MAIN POINTS

The Concept of Relationship

A basic form of analysis in the social sciences involves the examination of relationships-whether certain categories or values of one variable are more or less likely to occur in common with certain values or categories of a second variable.

The first step in examining a relationship between two variables is the construction of a bivariate table. A bivariate table is one in which two variables have been cross classified; such tables are used in the examination and presentation of relationships between variables. A generally useful way of summarizing a bivariate table and comparing its univariate distributions to assess relationship is by expressing its frequencies as percentages. Percentaging tables is appropriate whenever the variables are nominal, but the use of percentages is predominant even when the variables being analyzed are ordinal or interval.

There are various statistical techniques that allow researchers to assess the extent to which two variables are associated by a single summarizing measure. Such measures of relationship, often referred to as correlation coefficients, reflect the strength and direction or association between the variables and the degree to which one variable can be predicted from the other. The notion of prediction is inherent in the concept of covariation. When two variables covary, it is possible to use one to predict the other; when they do not, information about one will not enable the prediction of the other.

The degree to which two variables are related may be assessed in terms of the extent to which knowing values of one variable (the independent variable) allows researchers to increase the accuracy with which the other (dependent) variable can be predicted, compared with predictions made without knowing values of the independent variable. This is known as the principle of proportional reduction of error, and a number of commonly used measures of association are based upon this principle.

Nominal Measures of Relationship

Measures of association must be selected on the basis of the level of measurement reflected in the data under analysis. Lambda, or the Guttman coefficient of predictability, is an asymmetrical coefficient, as it reflects relationships between variables in one direction only.

Lambda has a limitation in situations where the modal frequencies of the independent variable are all concentrated in one category of the dependent variable.

Ordinal Measures of Relationship

Several measures of relationship for ordinal data are based on the concepts of same order pairs, different-order or inverse-order pairs, and tied pairs.
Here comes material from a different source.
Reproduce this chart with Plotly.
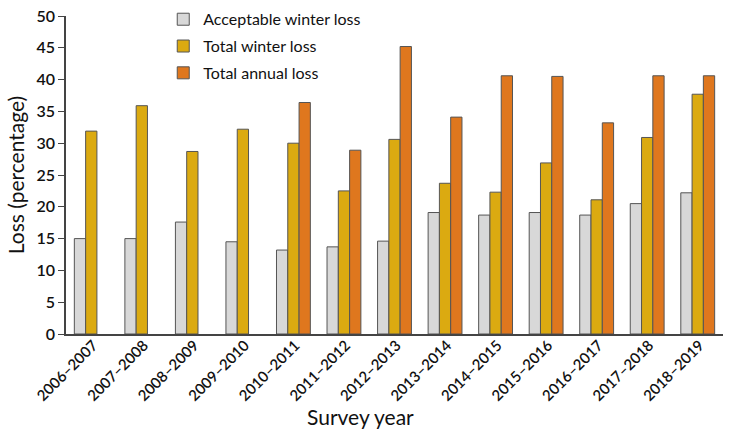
import plotly.graph_objects as go

years = ["2006–2007", "2007–2008", "2008–2009", "2009–2010", "2010–2011", "2011–2012",
         "2012–2013", "2013–2014", "2014–2015", "2015–2016", "2016–2017", "2017–2018", "2018–2019"]
acceptable = [15.0, 15.0, 17.6, 14.5, 13.2, 13.7, 14.6, 19.1, 18.7, 19.1, 18.7, 20.5, 22.2]
total_winter = [31.9, 35.9, 28.7, 32.2, 30.0, 22.5, 30.6, 23.7, 22.3, 26.9, 21.1, 30.9, 37.7]
total_annual = [None, None, None, None, 36.4, 28.9, 45.2, 34.1, 40.6, 40.5, 33.2, 40.6, 40.6]

font = "Lato, 'Open Sans', sans-serif"
edge = dict(color="#555555", width=1)

fig = go.Figure()
fig.add_bar(x=years, y=acceptable, name="Acceptable winter loss", legendgroup="a",
            marker=dict(color="#d8d8d8", line=edge))
fig.add_bar(x=years, y=total_winter, name="Total winter loss", legendgroup="b",
            marker=dict(color="#dbaa11", line=edge))
fig.add_bar(x=years, y=total_annual, name="Total annual loss", legendgroup="c",
            marker=dict(color="#df771e", line=edge))

fig.update_layout(
    width=730, height=440,
    margin=dict(l=66, r=7, t=16, b=106, autoexpand=False),
    paper_bgcolor="white", plot_bgcolor="white",
    barmode="group", bargap=0.33, bargroupgap=0,
    font=dict(family=font, size=16, color="#111111"),
    showlegend=True,
    legend=dict(x=0.148, y=1.043, xanchor="left", yanchor="top",
                bgcolor="rgba(0,0,0,0)", font=dict(size=16),
                itemwidth=30, tracegroupgap=3),
    xaxis=dict(tickangle=-45, showline=True, linecolor="#444444", linewidth=1.5,
               ticks="", automargin=False, ticklabelstandoff=-5, ticklabelshift=2,
               tickfont=dict(size=15, weight=600)),
    yaxis=dict(range=[0, 50], dtick=5, showgrid=False, zeroline=False,
               showline=True, linecolor="#444444", linewidth=1.5,
               ticks="outside", ticklen=6, tickcolor="#444444", automargin=False,
               tickfont=dict(size=16, weight=600),
               title=dict(text="Loss (percentage)", font=dict(size=21), standoff=6)),
    annotations=[dict(text="Survey year", xref="paper", yref="paper",
                      x=0.449, y=-0.258, xanchor="center", yanchor="middle",
                      showarrow=False, font=dict(size=21, family=font, color="#111111"))],
)

fig.write_html("out.html", config={"displayModeBar": False},
               post_script="document.body.style.margin='0px';document.body.style.overflow='hidden';")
Gamma is a measure of the preponderance of same order or different order pairs among nontied pairs in a bivariate table of ordinal data.

Kendall's tau b takes into account pairs tied on either variable, thereby correcting a deficiency of gamma. However, tau b does not have such a clear cut interpretation as gamma.

Interval Measures of Relationship

Measures of relationship for interval data are more precise than for lower levels of measurement, because they are based on actual numeric values rather than on membership in categories.

The relationship between two linear variables is frequently examined and expressed by the use of linear regression. The task of regression is to find some algebraic expression by which to represent the functional relationship between the variables. The equation Y = a + bX is a linear regression equation, meaning the function describing the relation between the independent variable (X) and the dependent variable (Y) is a straight line. The regression equation, however, is only a prediction rule; thus, there are discrepancies between actual observations and the ones predicted. The goal is to construct such an equation that the deviations, or error of prediction, will be at a minimum. If a specific criterion is adopted in determining a and b of the linear equation, it is possible to create a function that will minimize the variance around the regression line. This is the criterion of least squares, which minimizes the sum of the squared differences between the observed Y's and the Y's predicted with the regression equation.

Pearson's product-moment correlation coefficient (r) provides a single statistic that describes the strength and direction of the relationship between two interval variables. The square of r can be interpreted as the proportional reduction in prediction error afforded by the relationship between two variables. It is therefore comparable to several other measures discussed in this chapter.